IRS Meets Bitcoin: Virtual or crypto-currency it may be, but the taxman cometh in real dollars. IRS Notice 2014-21 states the IRS view that virtual currencies are assets and are taxed as assets, not as a currency. The (non-Federal Register) notice is only the IRS’s interpretation of the Internal Revenue Code applied to general facts, not a regulation, and will be subject to challenge one audit and case at a time. Unsurprisingly, the IRS believes that:
- Wages paid in virtual currency are taxable to the employee, must be reported by an employer on a the ubiquitous IRS Form W-2, and are subject to federal income tax withholding, social security taxes, etc. The converse is also true: “A taxpayer who receives virtual currency as payment for goods or services must, in computing gross income, include the fair market value of the virtual currency, measured in U.S. dollars, as of the date that the virtual currency was received.”
- Payments in virtual currency to contractors and other service providers are taxable also and self-employment tax rules generally apply, including reporting on the standard IRS Form 1099.
- A gain or loss from the sale or exchange of virtual currency depends on whether the virtual currency is a capital asset. If someone invests in a Bitcoin, the value goes up, and the Bitcoin is then used to purchase goods or services, the increase in value could be a reportable / taxable capital gain.
- Virtual currency (perhaps like foreign currency) must be converted at fair market value on a regular exchange to United States dollars at the time of the transaction.
► Once again, the volatile nature of the issue draws a diverse range of intersecting interest from Workplace Privacy, to Texas Tax Talk, to Virtual Currency Report.
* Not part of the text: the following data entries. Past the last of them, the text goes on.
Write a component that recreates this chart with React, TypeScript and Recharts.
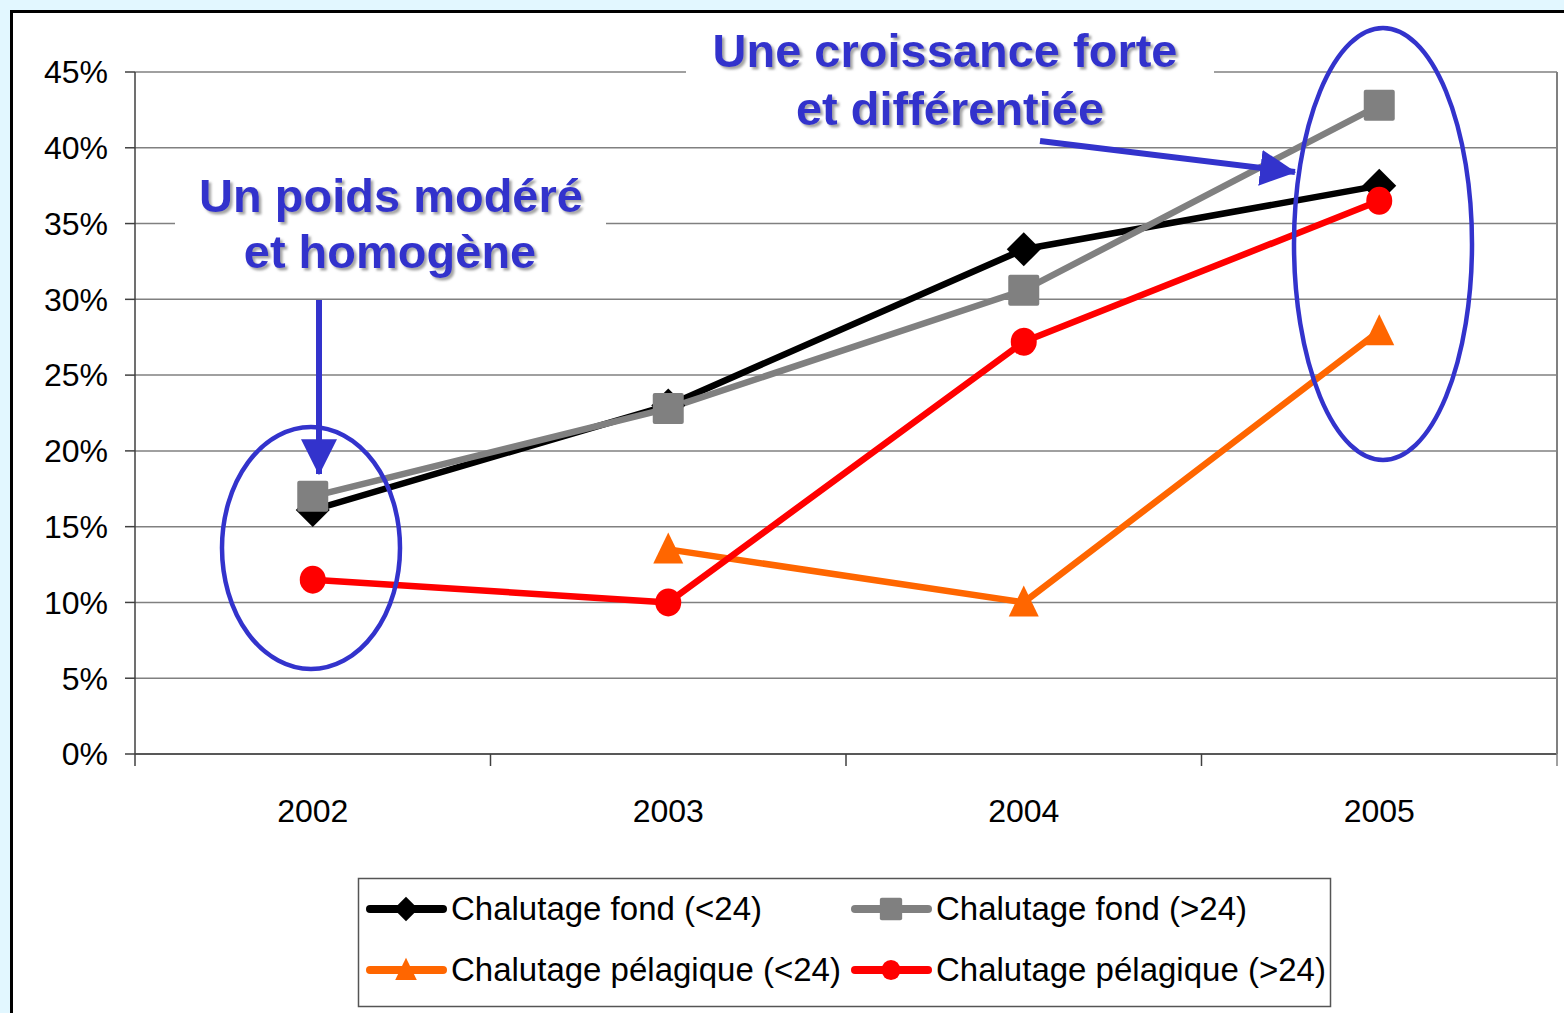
import { CartesianGrid, Line, LineChart, XAxis, YAxis } from "recharts";

const years = ["2002", "2003", "2004", "2005"];
const fondMoins24 = [16.1, 23.0, 33.3, 37.5];
const fondPlus24 = [17.0, 22.8, 30.6, 42.8];
const pelagiqueMoins24 = [null, 13.5, 10.0, 27.9];
const pelagiquePlus24 = [11.5, 10.0, 27.2, 36.5];
const yTicks = [0, 5, 10, 15, 20, 25, 30, 35, 40, 45];

const series = [
  { key: "fondMoins24", name: "Chalutage fond (<24)", color: "#000000", marker: "diamond" },
  { key: "fondPlus24", name: "Chalutage fond (>24)", color: "#808080", marker: "square" },
  { key: "pelagiqueMoins24", name: "Chalutage pélagique (<24)", color: "#ff6600", marker: "triangle" },
  { key: "pelagiquePlus24", name: "Chalutage pélagique (>24)", color: "#ff0000", marker: "circle" },
];

const data = years.map((year, i) => ({
  year,
  fondMoins24: fondMoins24[i],
  fondPlus24: fondPlus24[i],
  pelagiqueMoins24: pelagiqueMoins24[i],
  pelagiquePlus24: pelagiquePlus24[i],
}));

const W = 1564;
const H = 1013;
const PLOT_LEFT = 135;
const PLOT_RIGHT = 1557;
const PLOT_TOP = 72;
const PLOT_BOTTOM = 754;
const BAND = (PLOT_RIGHT - PLOT_LEFT) / years.length;
const FONT = '"Liberation Sans", Arial, Helvetica, sans-serif';
const BLUE = "#3333cc";

function Marker({ type, cx, cy, color, s = 1 }: any) {
  if (type === "diamond") {
    const d = 17 * s;
    return <polygon points={`${cx},${cy - d} ${cx + d},${cy} ${cx},${cy + d} ${cx - d},${cy}`} fill={color} />;
  }
  if (type === "square") {
    const h = 15.5 * s;
    return <rect x={cx - h} y={cy - h} width={h * 2} height={h * 2} rx={2} fill={color} />;
  }
  if (type === "triangle") {
    return (
      <polygon
        points={`${cx},${cy - 17 * s} ${cx + 15 * s},${cy + 14 * s} ${cx - 15 * s},${cy + 14 * s}`}
        fill={color}
      />
    );
  }
  return <ellipse cx={cx} cy={cy} rx={13 * s} ry={14 * s} fill={color} />;
}

function YearTick(props: any) {
  const { x, y, payload, index } = props;
  const half = BAND / 2;
  return (
    <g>
      <line x1={x - half} x2={x - half} y1={y} y2={y + 12} stroke="#404040" strokeWidth={1.5} />
      {index === years.length - 1 && (
        <line x1={x + half} x2={x + half} y1={y} y2={y + 12} stroke="#808080" strokeWidth={1.5} />
      )}
      <text x={x} y={y + 68} textAnchor="middle" fontSize={32} fontFamily={FONT} fill="#000">
        {payload.value}
      </text>
    </g>
  );
}

function Annotations() {
  const legendPos = [
    [370, 909],
    [855, 909],
    [370, 970],
    [855, 970],
  ];
  return (
    <svg
      width={W}
      height={H}
      style={{ position: "absolute", left: 0, top: 0, pointerEvents: "none" }}
    >
      <defs>
        <filter id="shadow" x="-10%" y="-30%" width="120%" height="160%">
          <feDropShadow dx="2.5" dy="2.5" stdDeviation="1" floodColor="#9a9a9a" floodOpacity="0.9" />
        </filter>
        <marker id="head" markerWidth="6" markerHeight="6" refX="5.8" refY="3" orient="auto" markerUnits="strokeWidth">
          <path d="M0,0 L6,3 L0,6 z" fill={BLUE} />
        </marker>
      </defs>

      {/* text boxes */}
      <rect x={686} y={14} width={528} height={126} fill="#fff" />
      <rect x={175} y={160} width={431} height={125} fill="#fff" />
      <g fontFamily={FONT} fontWeight="bold" fontSize={47} fill={BLUE} textAnchor="middle" filter="url(#shadow)">
        <text x={945} y={67}>Une croissance forte</text>
        <text x={950} y={125}>et différentiée</text>
        <text x={391} y={212}>Un poids modéré</text>
        <text x={390} y={268}>et homogène</text>
      </g>

      {/* arrows */}
      <line x1={319} y1={300} x2={319} y2={474} stroke={BLUE} strokeWidth={6} markerEnd="url(#head)" />
      <line x1={1040} y1={141} x2={1295} y2={172} stroke={BLUE} strokeWidth={6} markerEnd="url(#head)" />

      {/* ellipses */}
      <ellipse cx={311} cy={548} rx={89} ry={121} fill="none" stroke={BLUE} strokeWidth={4.5} />
      <ellipse cx={1383} cy={244} rx={89} ry={216} fill="none" stroke={BLUE} strokeWidth={4.5} />

      {/* legend */}
      <rect x={358.5} y={878.5} width={972} height={128} fill="#fff" stroke="#555" strokeWidth={1.5} />
      {series.map((s, i) => {
        const [x, y] = legendPos[i];
        return (
          <g key={s.key}>
            <line x1={x} x2={x + 73} y1={y} y2={y} stroke={s.color} strokeWidth={8} strokeLinecap="round" />
            <Marker type={s.marker} cx={x + 36} cy={y} color={s.color} s={0.72} />
            <text x={x + 81} y={y + 11} fontSize={33} fontFamily={FONT} fill="#000">
              {s.name}
            </text>
          </g>
        );
      })}
    </svg>
  );
}

export default function App() {
  return (
    <div
      style={{
        position: "fixed",
        left: 0,
        top: 0,
        width: W,
        height: H,
        overflow: "hidden",
        background: "#e2f7ff",
      }}
    >
      <div
        style={{
          position: "absolute",
          left: 10,
          top: 10,
          width: 1700,
          height: 1200,
          border: "3px solid #000",
          background: "#fff",
        }}
      />
      <div style={{ position: "absolute", left: 0, top: 0 }}>
        <LineChart
          width={W}
          height={H}
          data={data}
          margin={{ top: PLOT_TOP, right: W - PLOT_RIGHT - 2, bottom: H - PLOT_BOTTOM - 80, left: PLOT_LEFT - 60 }}
        >
          <CartesianGrid horizontal vertical={false} stroke="#808080" strokeWidth={1.5} />
          <XAxis
            dataKey="year"
            height={80}
            padding={{ left: BAND / 2, right: BAND / 2 }}
            tickLine={false}
            tickSize={0}
            tickMargin={0}
            axisLine={{ stroke: "#404040", strokeWidth: 1.5 }}
            tick={<YearTick />}
            interval={0}
          />
          <YAxis
            domain={[0, 45]}
            ticks={yTicks}
            width={60}
            tickSize={10}
            tickMargin={17}
            tickFormatter={(v) => `${v}%`}
            tick={{ fontSize: 32, fill: "#000", fontFamily: FONT }}
            tickLine={{ stroke: "#404040", strokeWidth: 1.5 }}
            axisLine={{ stroke: "#404040", strokeWidth: 1.5 }}
            allowDataOverflow
          />
          <YAxis
            yAxisId="right"
            orientation="right"
            domain={[0, 45]}
            width={2}
            tick={false}
            tickLine={false}
            axisLine={{ stroke: "#808080", strokeWidth: 2 }}
          />
          {series.map((s) => (
            <Line
              key={s.key}
              type="linear"
              dataKey={s.key}
              name={s.name}
              stroke={s.color}
              strokeWidth={6.5}
              strokeLinejoin="round"
              strokeLinecap="round"
              isAnimationActive={false}
              activeDot={false}
              dot={(p: any) =>
                p.cx == null || p.cy == null || p.value == null ? (
                  <g key={`${s.key}-${p.index}`} />
                ) : (
                  <Marker key={`${s.key}-${p.index}`} type={s.marker} cx={p.cx} cy={p.cy} color={s.color} />
                )
              }
            />
          ))}
        </LineChart>
      </div>
      <Annotations />
    </div>
  );
}
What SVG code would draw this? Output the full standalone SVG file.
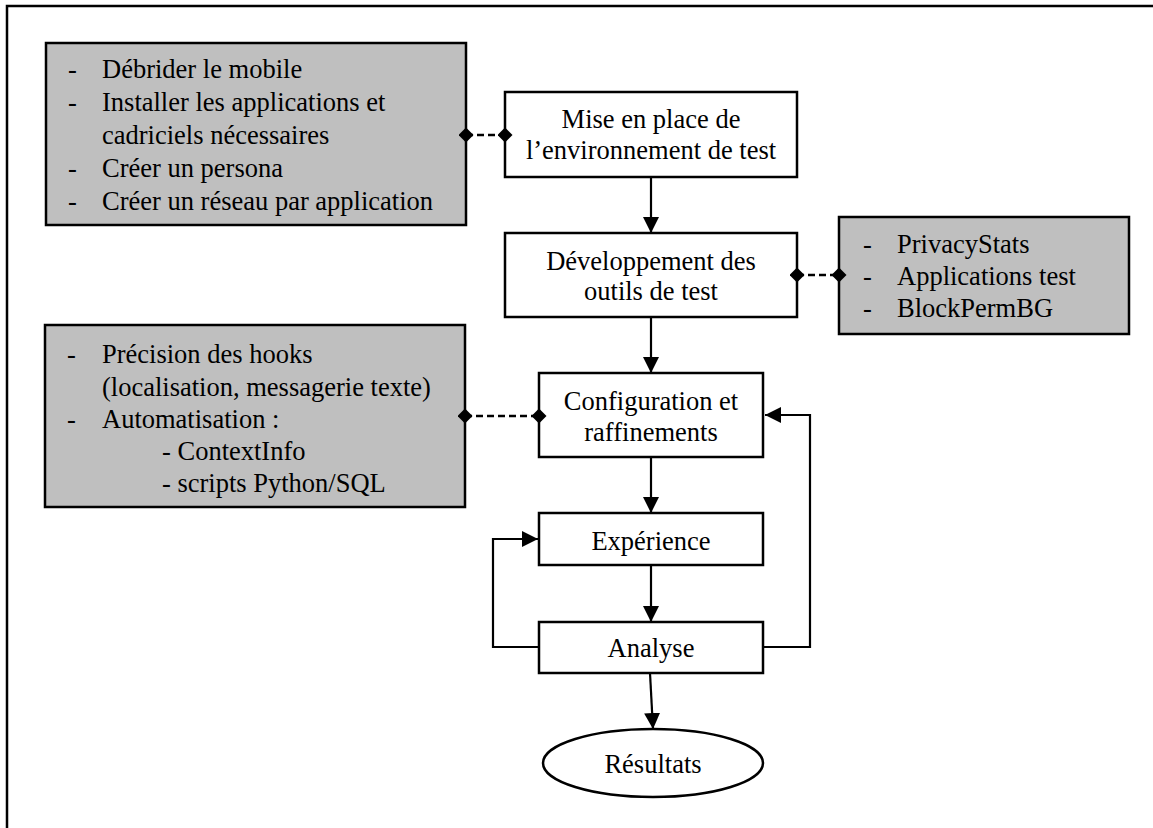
<svg xmlns="http://www.w3.org/2000/svg" width="1153" height="828" viewBox="0 0 1153 828">
<style>
text{font-family:"Liberation Serif","Times New Roman",serif;font-size:26.5px;fill:#000}
.c{text-anchor:middle}
.box{fill:#fff;stroke:#000;stroke-width:2.5}
.gray{fill:#bfbfbf;stroke:#000;stroke-width:2.5}
.ln{fill:none;stroke:#000;stroke-width:2.2}
.dash{fill:none;stroke:#000;stroke-width:2.5;stroke-dasharray:7 4;marker-start:url(#dia);marker-end:url(#dia)}
.arr{marker-end:url(#ah)}
</style>
<defs>
<marker id="ah" viewBox="0 0 16 16" refX="16" refY="8" markerWidth="16" markerHeight="16" markerUnits="userSpaceOnUse" orient="auto"><path d="M0,0 L16,8 L0,16 z" fill="#000"/></marker>
<marker id="dia" viewBox="0 0 15 15" refX="7.5" refY="7.5" markerWidth="15" markerHeight="15" markerUnits="userSpaceOnUse" orient="auto"><path d="M0,7.5 L7.5,0 L15,7.5 L7.5,15 z" fill="#000"/></marker>
</defs>
<rect width="1153" height="828" fill="#fff"/>
<path d="M7,828 L7,6 L1153,6" fill="none" stroke="#000" stroke-width="2.5"/>

<g id="prep">
<rect class="gray" x="46" y="43" width="420" height="182"/>
<text x="68" y="78">-</text><text x="102" y="78">Débrider le mobile</text>
<text x="68" y="111">-</text><text x="102" y="111">Installer les applications et</text>
<text x="102" y="144">cadriciels nécessaires</text>
<text x="68" y="177">-</text><text x="102" y="177">Créer un persona</text>
<text x="68" y="210">-</text><text x="102" y="210">Créer un réseau par application</text>
</g>

<g id="mise">
<rect class="box" x="505" y="92" width="292" height="85"/>
<text class="c" x="651" y="128">Mise en place de</text>
<text class="c" x="651" y="159">l’environnement de test</text>
</g>

<g id="dev">
<rect class="box" x="505" y="233" width="292" height="84"/>
<text class="c" x="651" y="270">Développement des</text>
<text class="c" x="651" y="300">outils de test</text>
</g>

<g id="outils">
<rect class="gray" x="839" y="217" width="290" height="117"/>
<text x="863" y="253">-</text><text x="897" y="253">PrivacyStats</text>
<text x="863" y="285">-</text><text x="897" y="285">Applications test</text>
<text x="863" y="317">-</text><text x="897" y="317">BlockPermBG</text>
</g>

<g id="raff">
<rect class="gray" x="45" y="325" width="420" height="182"/>
<text x="67" y="363">-</text><text x="102" y="363">Précision des hooks</text>
<text x="102" y="396">(localisation, messagerie texte)</text>
<text x="67" y="428">-</text><text x="102" y="428">Automatisation :</text>
<text x="162" y="460">- ContextInfo</text>
<text x="162" y="492">- scripts Python/SQL</text>
</g>

<g id="config">
<rect class="box" x="539" y="373" width="224" height="84"/>
<text class="c" x="651" y="410">Configuration et</text>
<text class="c" x="651" y="441">raffinements</text>
</g>

<g id="exp">
<rect class="box" x="539" y="513" width="224" height="52"/>
<text class="c" x="651" y="550">Expérience</text>
</g>

<g id="analyse">
<rect class="box" x="539" y="622" width="224" height="51"/>
<text class="c" x="651" y="657">Analyse</text>
</g>

<g id="resultats">
<ellipse class="box" cx="653" cy="763" rx="110" ry="34"/>
<text class="c" x="653" y="773">Résultats</text>
</g>

<g id="connectors">
<path class="dash" d="M466,135 L505,135"/>
<path class="dash" d="M797,275 L839,275"/>
<path class="dash" d="M465,416 L539,416"/>
<path class="ln arr" d="M651,177 L651,233"/>
<path class="ln arr" d="M651,317 L651,373"/>
<path class="ln arr" d="M651,457 L651,513"/>
<path class="ln arr" d="M651,565 L651,622"/>
<path class="ln arr" d="M650,673 L653,729"/>
<path class="ln arr" d="M763,647 L810,647 L810,415 L765,415"/>
<path class="ln arr" d="M539,647 L493,647 L493,539 L538,539"/>
</g>
</svg>
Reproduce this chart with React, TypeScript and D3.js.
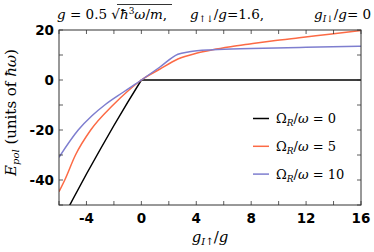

Tax complexities here are multiplied by the nature (and intent) of crypto-currencies creating a recordkeeping nightmare which is why a tax advisor is more appropriate than ever. Virtual currency “miners” may face geometrically more complex issues. All just a reminder that tax day is April 15th.
COOL Regulations Preliminary Injunction Denial Affirmed: The United States Court of Appeals for the District of Columbia Circuit affirmed the denial of a preliminary injunction by the district court in American Meat Institute v. Department of Agriculture, finding on de novo review that plaintiffs had not proven a likelihood of success on the merits of their claim that the DOA’s Mandatory Country of Origin Labeling of Beef, Pork, Lamb, Chicken, Goat Meat, Wild and Farm-Raised Fish and Shellfish, Perishable Agricultural Commodities, Peanuts, Pecans, Ginseng, and Macadamia Nuts (aka Country of Origin Labeling or “COOL”) regulations violated the underlying statute. The regulations require all meat processers to segregate livestock by the country in which the livestock was born, raised, and slaughtered, so that labels can disclose those three facts, and will not be able to commingle livestock in mix products.
► The court pointed out that it again had no reason to consider its participation in the intercircuit conflict of whether “likelihood of success” is an independent threshold for a preliminary injunction or one of four factors that must be considered for a preliminary injunction under a “sliding scale” after Winter v. NRDC. This intercircuit conflict will continue to percolate and limit the availability of judicial review of final agency action until a clear decision (one way or the other) raises the conceptual question to a hard and consequential conflict worthy of certiorari from SCOTUS.